Jefferson, a quien algunos denominaban incrédulo, ateo y archidemonio, se consideraba a sí mismo un auténtico cristiano, porque estaba sinceramente apegado a la enseñanza de Jesús, prefiriéndola a cualquier otra. En 1819 declaró que su principio fundamental era
´el opuesto al de Calvino: que somos salvados por nuestras buenas obras, las cuales están en nuestro poder y no por nuestra fe, que no está en nuestro poder´. Todo lo que fuera más allá de ese moralismo humanista era, para Jefferson, invención interesada de clérigos y eclesiásticos que habían corrompido el mensaje original de Jesús.
Hoy los Estados Unidos tienen un presidente, Barack Obama, que profesa ser cristiano evangélico. Así que habría que esperar que sus llamamientos a esa nación sobre determinadas cuestiones fueran en coherencia con su fe, o al menos no la contradijeran en exceso.

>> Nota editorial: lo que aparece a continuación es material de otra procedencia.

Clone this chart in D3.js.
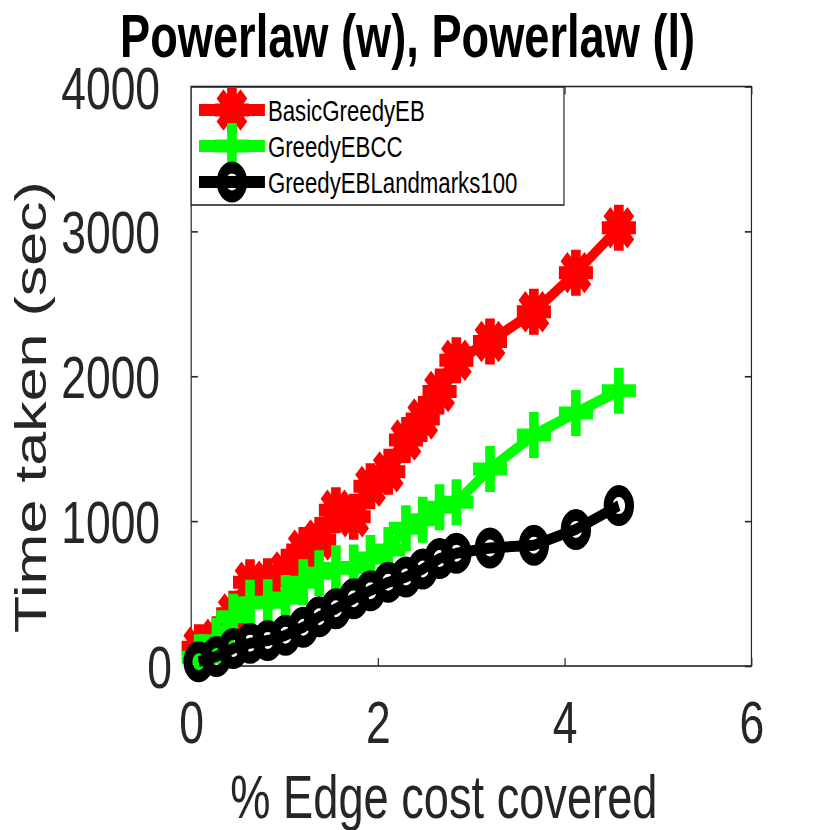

Sin embargo, como veremos, la paradoja es que algunos llamamientos que hicieron a la nación los primeros presidentes, quienes eran deístas y unitarios, fueron de una naturaleza tal, que se acercan bastante a lo que un evangélico pensaría, mientras que el que ha hecho Obama, quien es cristiano evangélico, al declarar a junio de 2009 Mes del orgullo Gay, se acerca bastante a lo que pensaría un pagano. El mundo al revés.